The clashes in Maidan square, blown in the Capital of the most important and strategic among the former Soviet Republics, started off the Ukrainian Revolution in February. It began as a peaceful protest against the pro-Russian Government of the president Viktor Yanukovich in November 2013, but after his refusal to sign deals of association to the European Union, the protest evolved in the following months in a true insurrection, when the streets of Kiev became the epicenter of a civil war.
The peak of the clashes, paid with the highest price by the civilians standing under fire to protect the perimeter conquered of the square, also in the bloodiest hours, has been reached in the days of 18 and 19 February: dozen of people lost their lives in a few hours under the sniper fire coming from the Ukraina hotel roof. The resistance, made nearly exclusively by Ukrainians coming from the Western regions of the country, has been considered as a turning point in History after the end of the Cold War, and triggered a process able to draw again the geopolitical balances in Ukraine as in the rest of Europe.

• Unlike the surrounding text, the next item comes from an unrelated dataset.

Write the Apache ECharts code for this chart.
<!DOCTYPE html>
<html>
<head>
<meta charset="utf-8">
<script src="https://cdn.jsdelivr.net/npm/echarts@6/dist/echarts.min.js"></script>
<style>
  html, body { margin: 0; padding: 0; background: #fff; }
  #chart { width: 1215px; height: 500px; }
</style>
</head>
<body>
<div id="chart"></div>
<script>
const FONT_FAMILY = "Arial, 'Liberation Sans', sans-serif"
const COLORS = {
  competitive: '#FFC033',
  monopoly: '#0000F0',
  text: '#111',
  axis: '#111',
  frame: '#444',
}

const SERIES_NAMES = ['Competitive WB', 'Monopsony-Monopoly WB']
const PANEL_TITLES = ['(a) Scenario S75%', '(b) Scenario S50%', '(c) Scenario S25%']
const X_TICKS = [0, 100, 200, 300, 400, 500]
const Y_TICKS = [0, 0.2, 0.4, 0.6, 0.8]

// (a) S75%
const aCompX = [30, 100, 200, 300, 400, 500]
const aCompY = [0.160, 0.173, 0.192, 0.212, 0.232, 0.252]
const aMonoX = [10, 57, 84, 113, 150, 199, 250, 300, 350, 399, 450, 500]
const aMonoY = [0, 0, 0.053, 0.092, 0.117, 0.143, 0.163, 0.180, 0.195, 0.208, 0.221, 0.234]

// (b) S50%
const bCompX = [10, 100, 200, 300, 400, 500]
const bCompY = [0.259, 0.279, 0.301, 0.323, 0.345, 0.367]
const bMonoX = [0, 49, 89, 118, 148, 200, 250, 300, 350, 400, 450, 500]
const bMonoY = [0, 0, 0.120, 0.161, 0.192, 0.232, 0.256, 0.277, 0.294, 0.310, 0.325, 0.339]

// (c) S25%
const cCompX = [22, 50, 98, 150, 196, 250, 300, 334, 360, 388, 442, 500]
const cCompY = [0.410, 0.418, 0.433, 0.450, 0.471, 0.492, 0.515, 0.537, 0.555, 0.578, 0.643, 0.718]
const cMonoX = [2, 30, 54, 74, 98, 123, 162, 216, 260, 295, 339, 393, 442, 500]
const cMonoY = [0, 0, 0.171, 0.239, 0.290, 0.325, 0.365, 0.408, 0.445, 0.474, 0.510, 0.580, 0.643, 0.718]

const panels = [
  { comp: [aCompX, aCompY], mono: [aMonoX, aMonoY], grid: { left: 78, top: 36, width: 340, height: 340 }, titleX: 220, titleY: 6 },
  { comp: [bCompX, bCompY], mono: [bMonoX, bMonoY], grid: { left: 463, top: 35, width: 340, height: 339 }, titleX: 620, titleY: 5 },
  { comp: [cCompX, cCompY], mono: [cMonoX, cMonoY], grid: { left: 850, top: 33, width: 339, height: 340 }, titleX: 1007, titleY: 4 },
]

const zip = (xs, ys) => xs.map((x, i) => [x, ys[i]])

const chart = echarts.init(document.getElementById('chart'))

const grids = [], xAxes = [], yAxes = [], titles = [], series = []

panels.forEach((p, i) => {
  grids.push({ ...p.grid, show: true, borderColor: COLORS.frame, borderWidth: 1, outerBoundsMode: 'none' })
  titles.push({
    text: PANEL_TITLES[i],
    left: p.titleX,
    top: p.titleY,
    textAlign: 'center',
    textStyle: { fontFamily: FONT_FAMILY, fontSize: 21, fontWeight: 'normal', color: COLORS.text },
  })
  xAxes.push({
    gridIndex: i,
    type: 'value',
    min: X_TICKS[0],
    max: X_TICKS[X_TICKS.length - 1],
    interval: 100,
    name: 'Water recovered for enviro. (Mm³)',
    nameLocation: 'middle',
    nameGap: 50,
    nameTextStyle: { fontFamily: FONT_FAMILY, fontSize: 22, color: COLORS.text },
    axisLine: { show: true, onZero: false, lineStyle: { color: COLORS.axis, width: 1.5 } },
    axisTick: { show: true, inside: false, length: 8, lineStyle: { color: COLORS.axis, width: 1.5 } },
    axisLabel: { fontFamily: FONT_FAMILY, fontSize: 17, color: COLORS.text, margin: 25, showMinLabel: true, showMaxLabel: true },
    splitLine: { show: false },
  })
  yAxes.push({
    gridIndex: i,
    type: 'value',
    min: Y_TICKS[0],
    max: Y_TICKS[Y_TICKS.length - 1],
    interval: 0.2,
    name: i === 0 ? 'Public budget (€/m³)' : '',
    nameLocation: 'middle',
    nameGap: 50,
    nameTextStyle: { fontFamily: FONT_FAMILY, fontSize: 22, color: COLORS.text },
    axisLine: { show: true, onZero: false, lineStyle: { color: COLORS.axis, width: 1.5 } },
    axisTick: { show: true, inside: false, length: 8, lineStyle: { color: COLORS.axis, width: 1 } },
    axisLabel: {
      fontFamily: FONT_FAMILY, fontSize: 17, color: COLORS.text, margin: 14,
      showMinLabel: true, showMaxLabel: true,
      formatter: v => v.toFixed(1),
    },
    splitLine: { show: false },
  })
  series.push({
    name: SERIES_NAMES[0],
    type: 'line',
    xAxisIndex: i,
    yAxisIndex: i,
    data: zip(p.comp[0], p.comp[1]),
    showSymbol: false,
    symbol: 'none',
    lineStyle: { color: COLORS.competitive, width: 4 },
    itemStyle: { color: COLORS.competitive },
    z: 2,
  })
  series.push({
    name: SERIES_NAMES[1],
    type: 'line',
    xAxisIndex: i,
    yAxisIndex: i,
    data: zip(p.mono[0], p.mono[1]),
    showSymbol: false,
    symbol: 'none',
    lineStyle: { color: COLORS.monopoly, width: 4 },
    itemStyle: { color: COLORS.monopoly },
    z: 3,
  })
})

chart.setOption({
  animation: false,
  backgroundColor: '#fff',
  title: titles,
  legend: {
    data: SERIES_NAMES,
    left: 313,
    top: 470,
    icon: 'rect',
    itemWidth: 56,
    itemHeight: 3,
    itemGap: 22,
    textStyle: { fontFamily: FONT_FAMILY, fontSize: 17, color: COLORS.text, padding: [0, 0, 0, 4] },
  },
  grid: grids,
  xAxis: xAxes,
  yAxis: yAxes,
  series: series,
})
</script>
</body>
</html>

I tried to tell about this event being with the people actively fighting in this revolution: civilians that abandoned their jobs, students temporarily far from university, ultras organized in extreme right wing associations, priests that decided to celebrate the Mass in the streets and not in the churches, giving their blessing at the people on barricades.
Just a few days after the end of the revolution -closed by funerals celebrated in the square, conquering the Rada, the Ukrainian government, the nationalization of the house of the removed president Yanukovich- the Russian troops started the occupation of the Crimean peninsula; suddenly, it was clear that the victory of the Maidan movement was not the final step of the cease of hostilities, but just the beginning of an unstable period.
A second and even more bloody conflict started in April 2014 and it is still ongoing in the East of the country: its end is not predictable. That is the reason of my choice in the final shots of my reportage, where I preferred to highlight the mourning for the victims more than the celebration of a victory, to underline again how the normalization process of the country is still far from being completed.
Sandro Maddalena was born in the province of Naples, Italy, on February 12th 1984. In 2010 he graduated in Photojournalism at the Academy of fine Arts of Naples. In 2009 he executed his first reportage about the collection of garbage in Cairo, thanks to which, he was finalist in the italian contest “National Prize of Arts” (2010) and international contest “Click about it” (2012). In 2013 he is the youngest photographer of the group that presents a exhibit in Cologne about the last fifty years of social photography in Naples, with a work on a mental institution. In 2014 he was finalist in the international contest “Freelens Award for Young Photojournalism” and he was one of the winners in the international contest “Pink Lady Food Photographer of the Year”. His photographs have been published in italian and international magazines and newspaper. Actually he is working on a long-term project on the Ukrainian crisis.